We failed to obtain the LV long-axis and main pulmonary trunk views in 19 CHD cases using STIC derived AAPA reference ranges as we did in normal fetuses. This finding indicates that the establishment of normal reference range of AAPA can offer the objective reference standards in the screening of fetal heart by STIC. For fetuses that did not display normal LV long-axis and main pulmonary trunk views using novel STIC derived AAPA , a high possibility of conotruncal arteriosis deformity is suggested, therefore, the detailed fetal echocardiographic evaluation was recommended.

Two cases of perimembranous VSD showed the discontinuation between aorta and interventricular septum in left ventricular long-axis view. It was hard to determine whether the aorta overrode ventricular septum or not, because of the large deletion in ventricular septum. Continuing to roll the transducer, we can acquire the main pulmonary view. Therefore, the AAPA may identify the VSD with conotruncal defects in fetal heart ultrasonography. When it is difficult to identify whether the VSD is combined with CTD, AAPA would help us to make the right decision.
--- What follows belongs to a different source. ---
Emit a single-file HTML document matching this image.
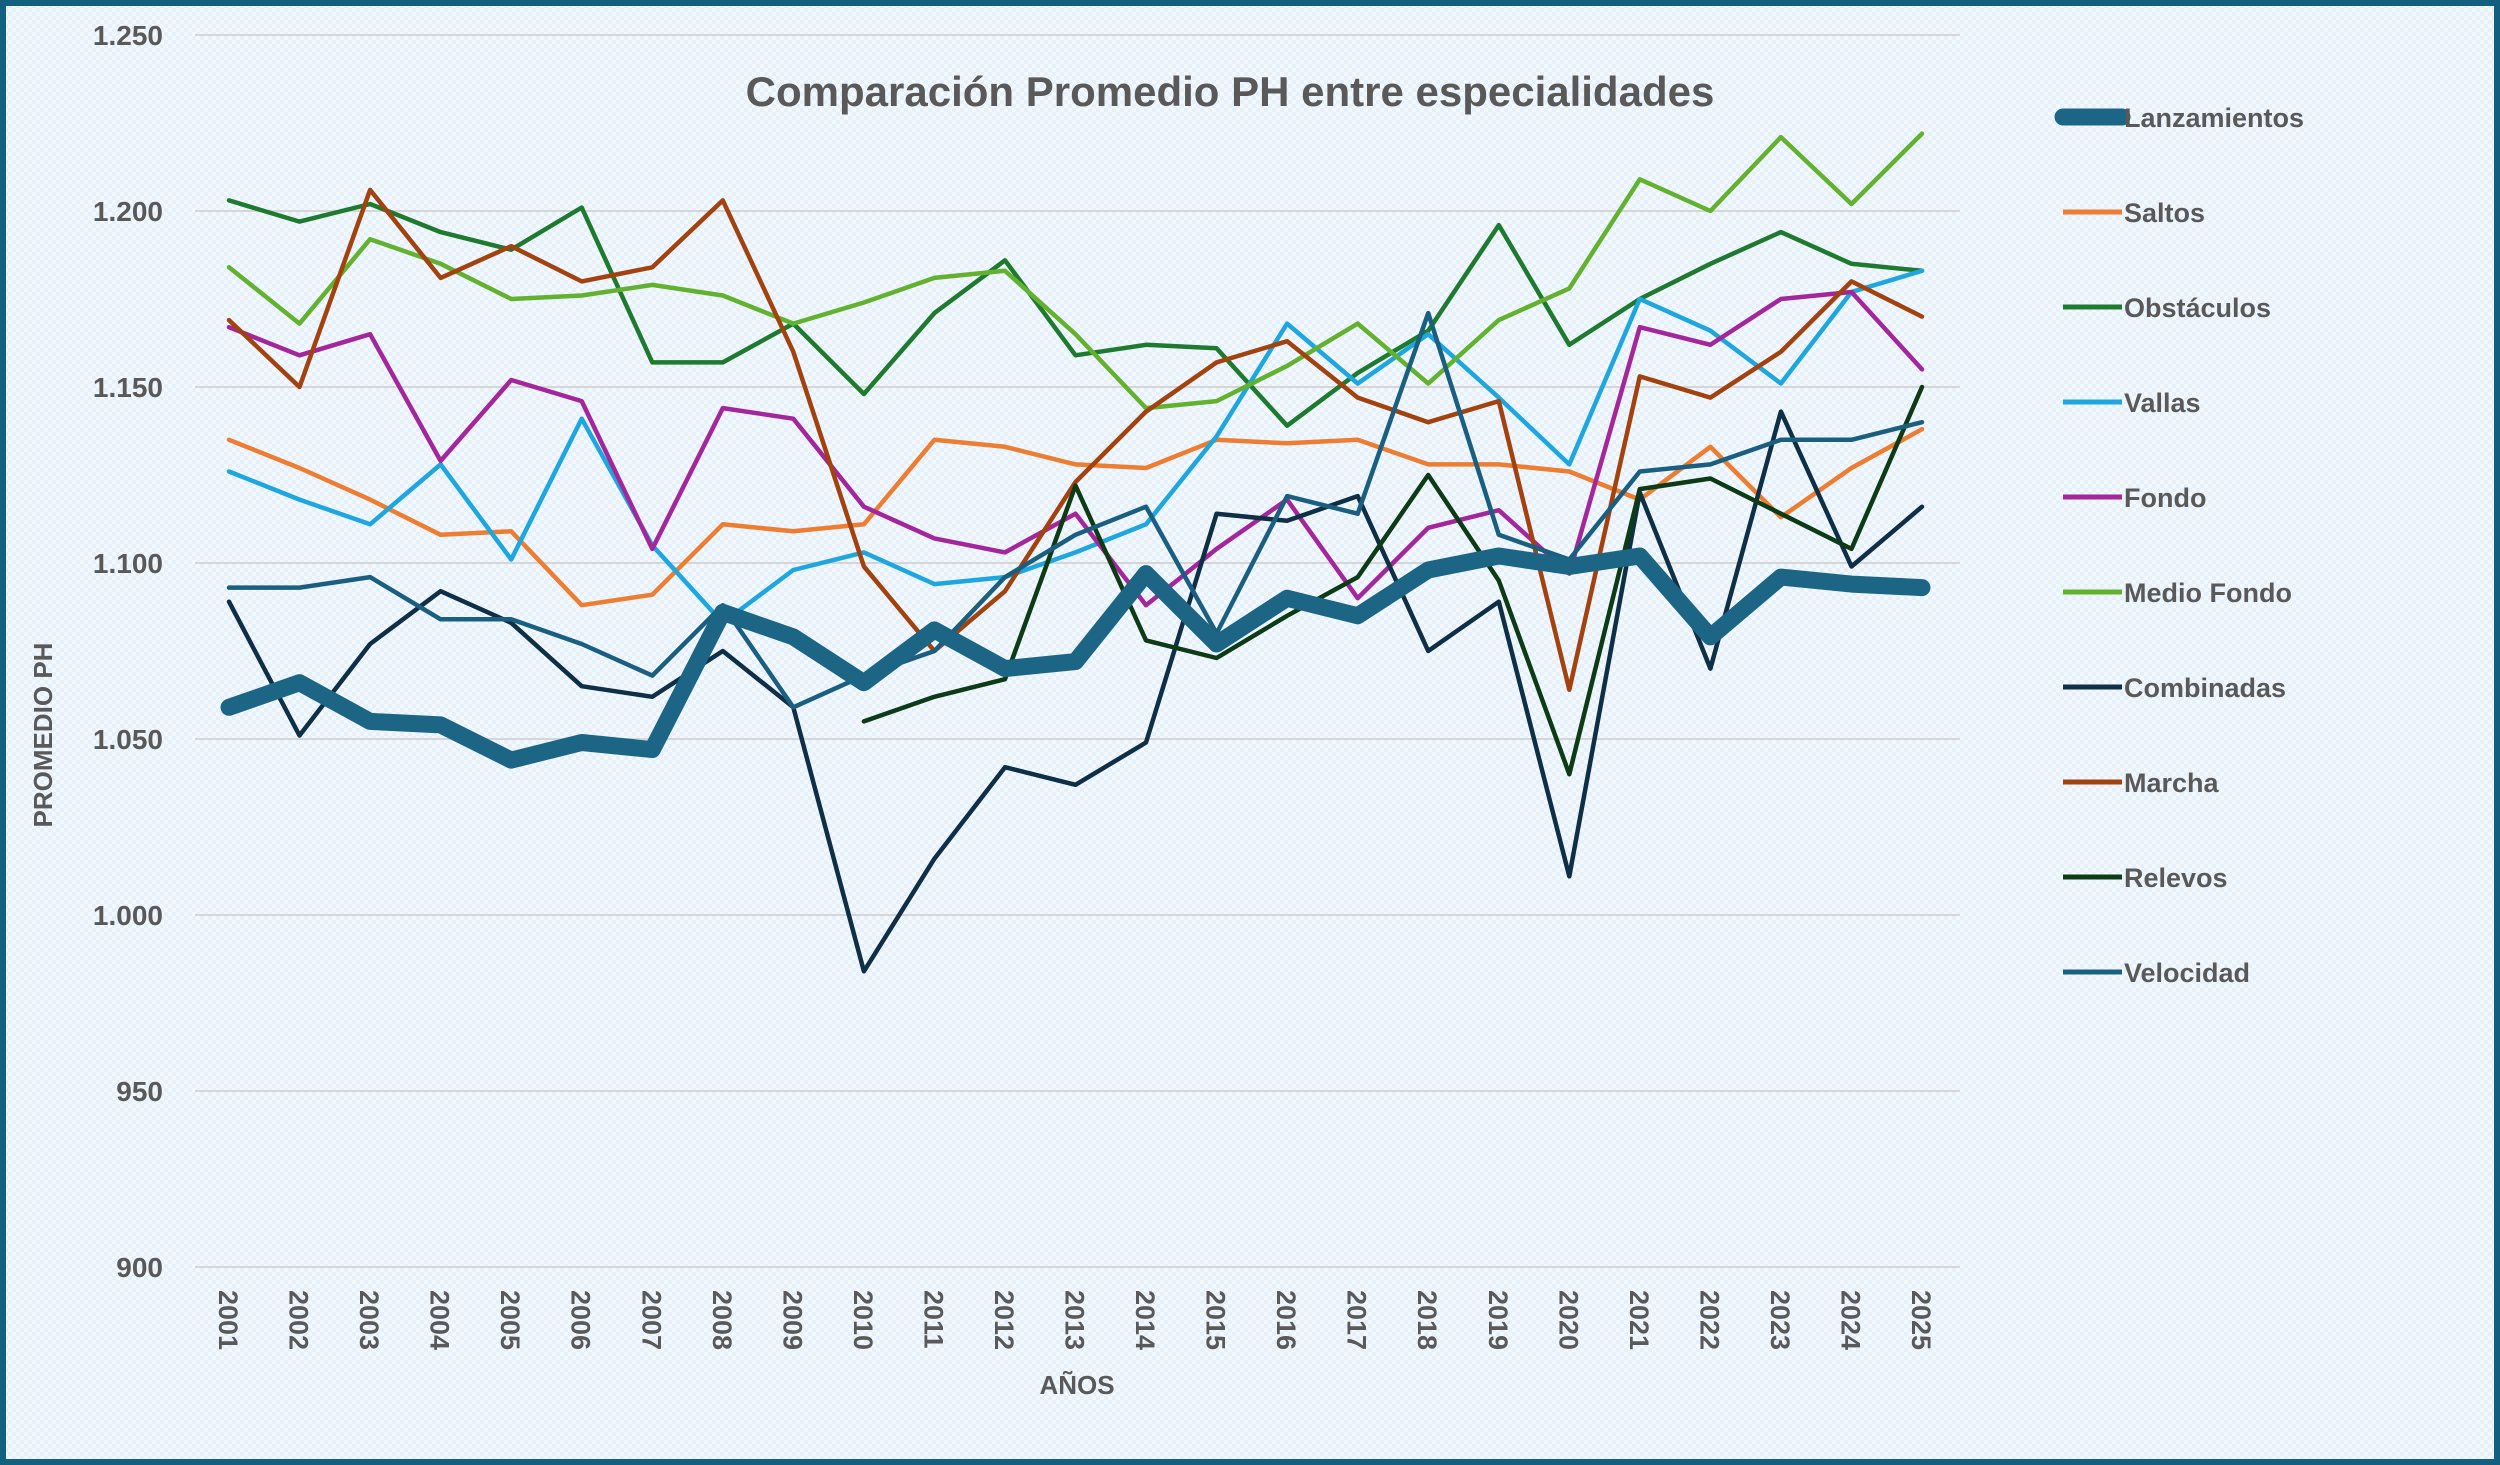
<!DOCTYPE html>
<html><head><meta charset="utf-8"><style>
html,body{margin:0;padding:0;width:2500px;height:1465px;overflow:hidden;background:#fff}
svg{display:block}
text{font-family:"Liberation Sans",sans-serif;font-weight:bold;fill:#595959}
</style></head><body>
<svg id="chart" width="2500" height="1465" viewBox="0 0 2500 1465">
<defs>
<pattern id="bg" width="8" height="8" patternUnits="userSpaceOnUse">
<rect width="8" height="8" fill="#e6f0fa"/>
<rect x="0" y="0" width="4" height="4" fill="#f3f8fd"/>
<rect x="4" y="4" width="4" height="4" fill="#f3f8fd"/>
</pattern>
</defs>
<rect x="3" y="3" width="2494" height="1459" fill="url(#bg)" stroke="#135f80" stroke-width="6"/>
<text x="1230" y="106" font-size="42" text-anchor="middle">Comparación Promedio PH entre especialidades</text>
<g id="grid"></g>
<g id="yticks"></g>
<g id="xticks"></g>
<g id="series"></g>
<g id="legend"></g>
<text transform="translate(52,735) rotate(-90)" font-size="26" text-anchor="middle">PROMEDIO PH</text>
<text x="1077" y="1394" font-size="26" text-anchor="middle">AÑOS</text>
</svg>
<script>
const years = [2001,2002,2003,2004,2005,2006,2007,2008,2009,2010,2011,2012,2013,2014,2015,2016,2017,2018,2019,2020,2021,2022,2023,2024,2025];
const yTickValues = [900,950,1000,1050,1100,1150,1200,1250];
const yTickLabels = ["900","950","1.000","1.050","1.100","1.150","1.200","1.250"];
const seriesNames = ["Lanzamientos","Saltos","Obstáculos","Vallas","Fondo","Medio Fondo","Combinadas","Marcha","Relevos","Velocidad"];
const lanzamientos = [1059,1066,1055,1054,1044,1049,1047,1086,1079,1066,1081,1070,1072,1097,1077,1090,1085,1098,1102,1099,1102,1079,1096,1094,1093];
const saltos = [1135,1127,1118,1108,1109,1088,1091,1111,1109,1111,1135,1133,1128,1127,1135,1134,1135,1128,1128,1126,1118,1133,1113,1127,1138];
const obstaculos = [1203,1197,1202,1194,1189,1201,1157,1157,1168,1148,1171,1186,1159,1162,1161,1139,1154,1166,1196,1162,1175,1185,1194,1185,1183];
const vallas = [1126,1118,1111,1128,1101,1141,1105,1083,1098,1103,1094,1096,1103,1111,1136,1168,1151,1165,1147,1128,1175,1166,1151,1177,1183];
const fondo = [1167,1159,1165,1129,1152,1146,1104,1144,1141,1116,1107,1103,1114,1088,1104,1118,1090,1110,1115,1097,1167,1162,1175,1177,1155];
const medioFondo = [1184,1168,1192,1185,1175,1176,1179,1176,1168,1174,1181,1183,1165,1144,1146,1156,1168,1151,1169,1178,1209,1200,1221,1202,1222];
const combinadas = [1089,1051,1077,1092,1083,1065,1062,1075,1059,984,1016,1042,1037,1049,1114,1112,1119,1075,1089,1011,1120,1070,1143,1099,1116];
const marcha = [1169,1150,1206,1181,1190,1180,1184,1203,1160,1099,1075,1092,1123,1143,1157,1163,1147,1140,1146,1064,1153,1147,1160,1180,1170];
const relevos = [null,null,null,null,null,null,null,null,null,1055,1062,1067,1122,1078,1073,1085,1096,1125,1095,1040,1121,1124,1114,1104,1150];
const velocidad = [1093,1093,1096,1084,1084,1077,1068,1088,1059,1068,1075,1096,1108,1116,1080,1119,1114,1171,1108,1101,1126,1128,1135,1135,1140];

const seriesData = [lanzamientos,saltos,obstaculos,vallas,fondo,medioFondo,combinadas,marcha,relevos,velocidad];
const colors = ["#1c6585","#ed7d31","#1e7a2e","#1ea6df","#a3279b","#62b22f","#0e2f45","#a2420f","#0c3b16","#1a5f80"];
const widths = [17,4.5,4.5,4.5,4.5,4.5,4.5,4.5,4.5,4.5];
const drawOrder = [1,2,3,4,5,6,7,8,9,0];

const NS="http://www.w3.org/2000/svg";
const X0=229, X1=1922, Y0=35, Y1=1267, VMIN=900, VMAX=1250;
function xScale(i){return X0+(X1-X0)*i/(years.length-1);}
function yScale(v){return Y1-(v-VMIN)/(VMAX-VMIN)*(Y1-Y0);}
function mk(tag,attrs,parent){const e=document.createElementNS(NS,tag);for(const k in attrs)e.setAttribute(k,attrs[k]);parent.appendChild(e);return e;}

const grid=document.getElementById('grid'), yt=document.getElementById('yticks'), xt=document.getElementById('xticks');
yTickValues.forEach((v,i)=>{
  const l=mk('line',{x1:195,x2:1960,y1:yScale(v),y2:yScale(v),stroke:'#d6d6d6','stroke-width':2},grid);
  
  
  const t=mk('text',{x:163,y:yScale(v)+10,'font-size':28,'text-anchor':'end'},yt);
  t.textContent=yTickLabels[i];
  
  
});
years.forEach((yr,i)=>{
  const t=mk('text',{transform:`translate(${xScale(i)-10},1290) rotate(90)`,'font-size':27},xt);
  t.textContent=yr;
  
  
});
const sg=document.getElementById('series');
drawOrder.forEach(s=>{
  const d=seriesData[s]; let pts=[];
  d.forEach((v,i)=>{if(v!==null)pts.push(xScale(i).toFixed(1)+','+yScale(v).toFixed(1));});
  const p=mk('polyline',{points:pts.join(' '),fill:'none',stroke:colors[s],'stroke-width':widths[s],'stroke-linejoin':'round','stroke-linecap':'round'},sg);
  
  
});
const lg=document.getElementById('legend');
seriesNames.forEach((n,i)=>{
  const y=117+i*95;
  const g=mk('g',{},lg);
  
  
  mk('line',{x1:2063,x2:2122,y1:y,y2:y,stroke:colors[i],'stroke-width':i===0?17:5,'stroke-linecap':i===0?'round':'butt'},g);
  const t=mk('text',{x:2124,y:y+10,'font-size':27},g);
  t.textContent=n;
});
</script>
</body></html>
Nevertheless, several limitations of this study need to be addressed. First, the cross-sectional design may reduce the power of observed correlations. Second, as the limitation of 2D ultrasound imaging, the quality of 3D STIC reconstructed image could also be interfered by respiration movement of gravida, random movement of fetus, fast and irregular fetal heart beat, and the block of ribs or spinal column acoustic shadows. Third, for 8.7% of fetuses (29/331) volume data could not be obtained satisfactorily. Forth, volume images collected by one examination may not be sufficient to cover all the important information for analysis of fetus over 20 gestational weeks, while frequent fetal movement may disturb the acquirement of image for fetus below 20 gestational weeks. Fifth, in this investigation we could not get exact angle between ascending aorta and main pulmonary artery in fetuses with CTD as we did in normal fetuses, therefore we did not compare the angles of normal fetuses with those with CTD, but the normal angle reference range established was used in this study to determine if the images of ascending aorta and main pulmonary artery could be obtained by rotating the axes within the normal AAPA. Finally, the reproducibility test showed that the discrepancy rate was 13.6% in our study, which suggested the observer-dependent nature of this measurement.

Conclusion

The left ventricular long axis and main pulmonary trunk views can be displayed using STIC, thus the echocardiographic protocol of the cardiovascular joint could be standardized. The reference range of the angle between ascending aorta and main pulmonary artery is clinically useful in prenatal screening of CTD and provides a reliable quantitative standard to estimate the spatial relationship of the large arteries of fetus.